Output nothing but the lines from the one with "Generate a web" through the one with "var w = 1181, h = 823", including both. Leave the pictures out of the copy.

--- START TASK INPUTS ---

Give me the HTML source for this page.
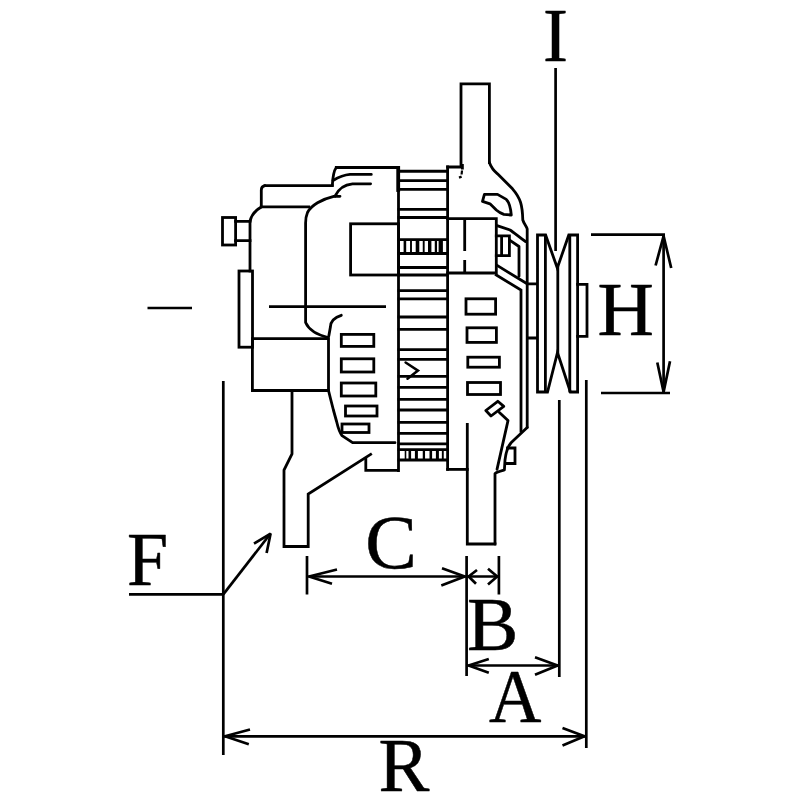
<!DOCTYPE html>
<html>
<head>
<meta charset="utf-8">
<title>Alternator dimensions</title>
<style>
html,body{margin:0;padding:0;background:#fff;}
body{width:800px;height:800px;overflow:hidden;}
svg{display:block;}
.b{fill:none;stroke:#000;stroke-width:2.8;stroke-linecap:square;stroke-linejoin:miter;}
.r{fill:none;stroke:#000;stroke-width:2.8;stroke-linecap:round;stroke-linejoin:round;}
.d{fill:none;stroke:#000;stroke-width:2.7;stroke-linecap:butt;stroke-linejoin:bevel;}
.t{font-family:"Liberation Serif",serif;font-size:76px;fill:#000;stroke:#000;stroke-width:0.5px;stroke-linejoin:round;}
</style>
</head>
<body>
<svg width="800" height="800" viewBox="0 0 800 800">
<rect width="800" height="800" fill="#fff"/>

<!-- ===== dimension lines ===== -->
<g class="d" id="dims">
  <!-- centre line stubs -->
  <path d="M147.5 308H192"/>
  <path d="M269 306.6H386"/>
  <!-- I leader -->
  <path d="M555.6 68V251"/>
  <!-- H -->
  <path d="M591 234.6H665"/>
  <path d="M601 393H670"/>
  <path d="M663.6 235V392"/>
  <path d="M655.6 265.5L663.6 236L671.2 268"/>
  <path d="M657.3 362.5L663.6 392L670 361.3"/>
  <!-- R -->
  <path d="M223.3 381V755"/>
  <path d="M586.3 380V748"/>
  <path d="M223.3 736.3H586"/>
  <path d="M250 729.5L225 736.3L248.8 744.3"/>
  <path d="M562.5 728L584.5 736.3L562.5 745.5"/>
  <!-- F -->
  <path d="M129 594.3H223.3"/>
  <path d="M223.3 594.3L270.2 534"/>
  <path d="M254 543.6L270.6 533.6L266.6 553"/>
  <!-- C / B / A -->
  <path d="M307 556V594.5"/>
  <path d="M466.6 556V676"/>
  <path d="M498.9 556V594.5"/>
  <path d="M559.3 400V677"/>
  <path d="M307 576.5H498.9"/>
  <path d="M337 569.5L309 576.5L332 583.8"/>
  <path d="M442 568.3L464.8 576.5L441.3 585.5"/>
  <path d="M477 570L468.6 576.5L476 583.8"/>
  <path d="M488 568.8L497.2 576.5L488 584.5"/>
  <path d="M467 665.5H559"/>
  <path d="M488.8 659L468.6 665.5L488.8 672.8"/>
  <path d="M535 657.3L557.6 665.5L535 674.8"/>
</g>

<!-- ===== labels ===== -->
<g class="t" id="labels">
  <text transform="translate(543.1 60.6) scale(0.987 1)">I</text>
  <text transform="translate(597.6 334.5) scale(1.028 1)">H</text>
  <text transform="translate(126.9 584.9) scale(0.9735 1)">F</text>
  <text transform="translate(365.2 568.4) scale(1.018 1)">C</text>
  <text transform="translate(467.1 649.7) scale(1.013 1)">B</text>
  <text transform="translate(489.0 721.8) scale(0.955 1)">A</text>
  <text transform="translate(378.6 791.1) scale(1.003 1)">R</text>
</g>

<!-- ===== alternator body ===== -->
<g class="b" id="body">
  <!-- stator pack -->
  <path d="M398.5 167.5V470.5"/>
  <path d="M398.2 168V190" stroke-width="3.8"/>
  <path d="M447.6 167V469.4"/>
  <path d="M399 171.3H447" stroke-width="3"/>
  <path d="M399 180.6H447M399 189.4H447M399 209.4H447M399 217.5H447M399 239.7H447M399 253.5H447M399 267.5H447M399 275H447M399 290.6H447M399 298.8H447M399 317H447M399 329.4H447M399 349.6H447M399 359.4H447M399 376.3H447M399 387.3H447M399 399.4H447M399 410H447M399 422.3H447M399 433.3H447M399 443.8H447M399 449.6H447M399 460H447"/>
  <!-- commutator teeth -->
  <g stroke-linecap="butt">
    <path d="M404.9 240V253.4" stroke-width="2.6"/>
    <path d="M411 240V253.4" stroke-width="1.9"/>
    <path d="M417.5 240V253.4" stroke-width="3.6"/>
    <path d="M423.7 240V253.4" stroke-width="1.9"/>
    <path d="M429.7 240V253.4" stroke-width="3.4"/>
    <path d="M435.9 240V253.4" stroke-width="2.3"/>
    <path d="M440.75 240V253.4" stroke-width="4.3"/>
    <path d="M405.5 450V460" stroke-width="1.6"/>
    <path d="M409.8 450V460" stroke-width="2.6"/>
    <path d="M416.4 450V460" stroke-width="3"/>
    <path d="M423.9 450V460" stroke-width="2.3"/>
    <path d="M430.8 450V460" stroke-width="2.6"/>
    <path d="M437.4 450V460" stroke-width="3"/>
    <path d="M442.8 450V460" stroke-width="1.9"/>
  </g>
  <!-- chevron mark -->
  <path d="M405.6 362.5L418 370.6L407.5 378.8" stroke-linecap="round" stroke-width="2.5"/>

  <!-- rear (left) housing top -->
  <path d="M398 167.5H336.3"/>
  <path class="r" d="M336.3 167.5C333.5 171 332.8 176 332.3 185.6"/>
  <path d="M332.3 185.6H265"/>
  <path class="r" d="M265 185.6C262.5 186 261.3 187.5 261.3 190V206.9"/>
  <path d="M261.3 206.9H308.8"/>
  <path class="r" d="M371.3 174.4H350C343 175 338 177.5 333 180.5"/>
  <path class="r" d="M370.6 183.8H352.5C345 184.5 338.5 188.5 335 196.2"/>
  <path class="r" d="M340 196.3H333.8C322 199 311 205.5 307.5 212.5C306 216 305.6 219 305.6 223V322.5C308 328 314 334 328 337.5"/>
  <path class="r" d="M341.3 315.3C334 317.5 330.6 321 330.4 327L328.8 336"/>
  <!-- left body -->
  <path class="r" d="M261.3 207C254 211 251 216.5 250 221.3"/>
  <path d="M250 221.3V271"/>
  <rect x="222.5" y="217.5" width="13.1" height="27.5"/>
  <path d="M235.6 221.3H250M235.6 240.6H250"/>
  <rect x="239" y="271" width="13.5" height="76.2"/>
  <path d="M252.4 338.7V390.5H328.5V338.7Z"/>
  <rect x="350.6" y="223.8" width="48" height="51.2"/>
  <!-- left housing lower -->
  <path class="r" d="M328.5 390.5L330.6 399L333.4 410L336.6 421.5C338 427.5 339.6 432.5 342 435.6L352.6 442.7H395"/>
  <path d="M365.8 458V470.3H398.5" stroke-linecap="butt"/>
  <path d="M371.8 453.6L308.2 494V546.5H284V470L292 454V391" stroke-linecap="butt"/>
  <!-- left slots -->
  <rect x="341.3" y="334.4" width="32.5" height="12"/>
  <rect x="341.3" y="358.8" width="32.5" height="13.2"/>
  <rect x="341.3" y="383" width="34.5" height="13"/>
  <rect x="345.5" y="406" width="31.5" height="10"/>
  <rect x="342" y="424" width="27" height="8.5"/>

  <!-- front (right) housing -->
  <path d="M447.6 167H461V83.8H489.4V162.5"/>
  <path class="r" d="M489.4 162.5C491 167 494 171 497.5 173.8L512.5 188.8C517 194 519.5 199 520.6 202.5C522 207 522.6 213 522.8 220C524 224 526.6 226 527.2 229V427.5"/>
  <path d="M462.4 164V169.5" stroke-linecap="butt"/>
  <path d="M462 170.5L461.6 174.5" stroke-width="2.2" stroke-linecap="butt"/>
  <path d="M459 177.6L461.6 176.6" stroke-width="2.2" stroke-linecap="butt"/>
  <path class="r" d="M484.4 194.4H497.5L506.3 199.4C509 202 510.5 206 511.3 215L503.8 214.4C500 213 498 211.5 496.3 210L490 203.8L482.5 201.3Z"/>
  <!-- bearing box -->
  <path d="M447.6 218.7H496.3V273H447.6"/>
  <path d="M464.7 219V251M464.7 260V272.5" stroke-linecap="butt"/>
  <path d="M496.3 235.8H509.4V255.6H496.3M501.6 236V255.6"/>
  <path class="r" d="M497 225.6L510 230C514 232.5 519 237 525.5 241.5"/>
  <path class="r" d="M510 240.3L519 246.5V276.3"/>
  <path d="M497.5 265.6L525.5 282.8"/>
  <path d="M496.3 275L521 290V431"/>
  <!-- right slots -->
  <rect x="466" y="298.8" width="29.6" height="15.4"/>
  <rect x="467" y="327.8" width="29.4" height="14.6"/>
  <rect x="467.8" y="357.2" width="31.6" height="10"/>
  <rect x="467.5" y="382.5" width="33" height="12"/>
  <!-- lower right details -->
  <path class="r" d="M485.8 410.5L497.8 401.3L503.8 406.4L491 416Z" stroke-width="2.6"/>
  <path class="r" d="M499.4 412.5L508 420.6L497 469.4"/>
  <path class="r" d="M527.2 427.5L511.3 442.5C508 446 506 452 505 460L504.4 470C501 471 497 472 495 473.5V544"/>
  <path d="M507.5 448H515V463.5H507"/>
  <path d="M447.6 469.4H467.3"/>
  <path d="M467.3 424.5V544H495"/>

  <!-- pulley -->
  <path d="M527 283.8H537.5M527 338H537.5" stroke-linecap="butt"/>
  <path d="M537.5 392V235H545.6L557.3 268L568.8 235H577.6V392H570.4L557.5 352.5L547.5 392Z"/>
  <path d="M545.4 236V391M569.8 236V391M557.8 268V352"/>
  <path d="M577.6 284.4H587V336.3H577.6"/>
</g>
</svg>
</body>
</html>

--- END TASK INPUTS ---
--- START TASK INPUTS ---

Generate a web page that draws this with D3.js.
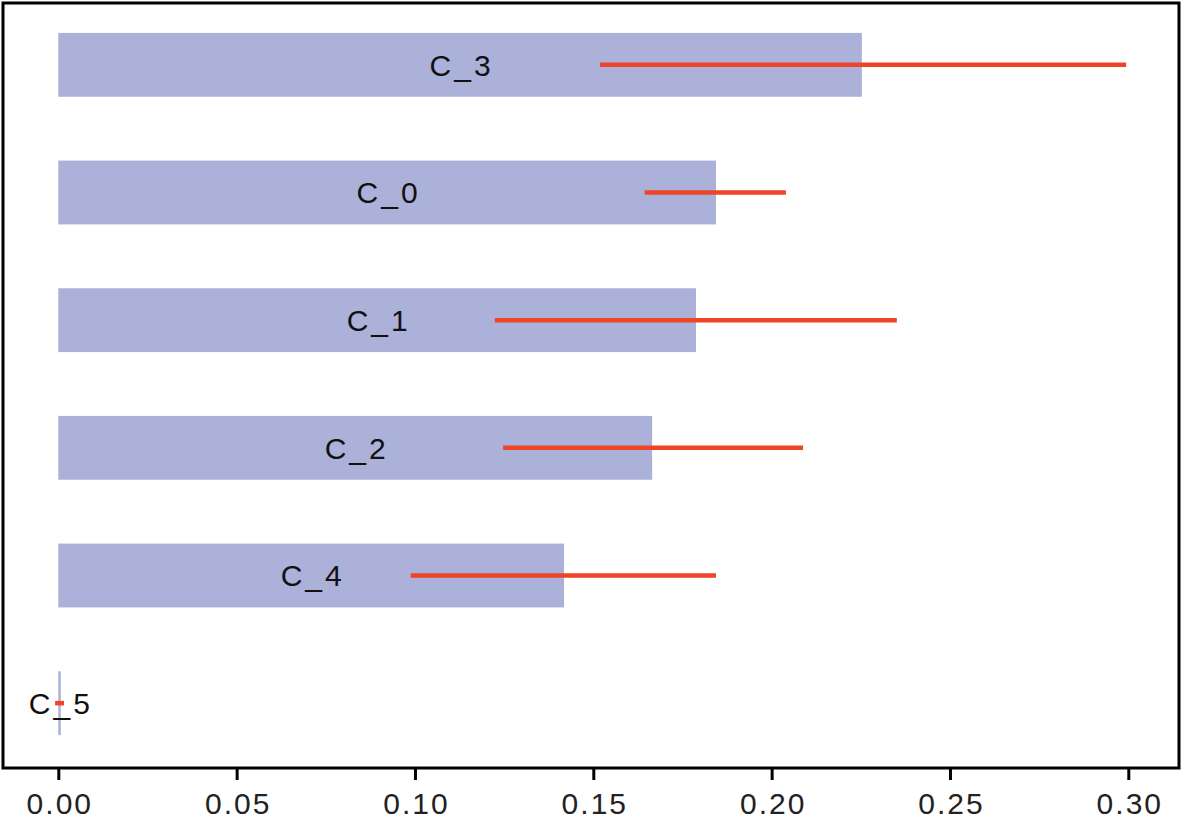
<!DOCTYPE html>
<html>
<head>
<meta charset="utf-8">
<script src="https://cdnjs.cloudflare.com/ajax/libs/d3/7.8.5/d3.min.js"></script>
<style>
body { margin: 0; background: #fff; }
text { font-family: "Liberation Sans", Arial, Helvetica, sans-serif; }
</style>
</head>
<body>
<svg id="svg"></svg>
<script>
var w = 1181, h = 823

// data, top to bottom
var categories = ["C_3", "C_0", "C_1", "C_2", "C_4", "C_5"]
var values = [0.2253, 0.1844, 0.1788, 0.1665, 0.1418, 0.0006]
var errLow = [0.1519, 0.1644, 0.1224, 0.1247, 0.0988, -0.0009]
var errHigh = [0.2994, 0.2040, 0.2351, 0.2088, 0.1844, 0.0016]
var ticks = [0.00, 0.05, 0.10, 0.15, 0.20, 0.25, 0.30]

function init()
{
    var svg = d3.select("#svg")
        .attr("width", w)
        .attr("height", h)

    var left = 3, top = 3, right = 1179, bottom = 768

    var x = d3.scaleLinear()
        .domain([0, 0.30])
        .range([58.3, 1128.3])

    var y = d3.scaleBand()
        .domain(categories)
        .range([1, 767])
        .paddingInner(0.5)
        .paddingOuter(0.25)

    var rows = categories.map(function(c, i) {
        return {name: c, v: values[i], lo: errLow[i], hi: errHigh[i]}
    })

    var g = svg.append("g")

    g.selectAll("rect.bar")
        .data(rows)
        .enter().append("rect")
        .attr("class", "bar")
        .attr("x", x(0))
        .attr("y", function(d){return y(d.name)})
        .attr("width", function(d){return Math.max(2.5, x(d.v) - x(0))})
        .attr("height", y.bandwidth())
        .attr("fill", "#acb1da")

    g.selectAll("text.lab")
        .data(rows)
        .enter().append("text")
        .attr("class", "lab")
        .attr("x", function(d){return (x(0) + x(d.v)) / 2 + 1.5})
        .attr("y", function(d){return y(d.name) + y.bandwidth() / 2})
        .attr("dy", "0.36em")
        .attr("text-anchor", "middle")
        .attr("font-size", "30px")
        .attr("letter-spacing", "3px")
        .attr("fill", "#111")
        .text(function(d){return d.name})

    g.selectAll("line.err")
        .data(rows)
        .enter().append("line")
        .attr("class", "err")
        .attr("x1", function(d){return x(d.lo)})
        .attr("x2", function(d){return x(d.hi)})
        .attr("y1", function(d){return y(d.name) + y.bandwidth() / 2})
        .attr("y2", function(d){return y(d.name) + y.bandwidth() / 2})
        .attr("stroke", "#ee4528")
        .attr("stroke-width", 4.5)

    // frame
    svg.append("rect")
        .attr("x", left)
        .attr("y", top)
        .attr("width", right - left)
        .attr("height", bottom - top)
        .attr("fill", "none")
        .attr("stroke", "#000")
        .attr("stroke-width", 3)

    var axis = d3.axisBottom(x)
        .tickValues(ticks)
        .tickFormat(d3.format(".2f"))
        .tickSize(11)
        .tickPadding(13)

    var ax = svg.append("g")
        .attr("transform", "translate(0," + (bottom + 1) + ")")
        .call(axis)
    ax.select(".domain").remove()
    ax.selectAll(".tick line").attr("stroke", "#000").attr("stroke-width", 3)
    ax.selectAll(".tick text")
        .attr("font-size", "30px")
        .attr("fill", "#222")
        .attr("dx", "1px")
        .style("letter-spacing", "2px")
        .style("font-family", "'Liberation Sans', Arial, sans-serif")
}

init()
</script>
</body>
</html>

--- END TASK INPUTS ---

**EXERCISE RESPONSE:**
Generate a web page that draws this with D3.js.
<!DOCTYPE html>
<html>
<head>
<meta charset="utf-8">
<script src="https://cdnjs.cloudflare.com/ajax/libs/d3/7.8.5/d3.min.js"></script>
<style>
body { margin: 0; background: #fff; }
text { font-family: "Liberation Sans", Arial, Helvetica, sans-serif; }
</style>
</head>
<body>
<svg id="svg"></svg>
<script>
var w = 1181, h = 823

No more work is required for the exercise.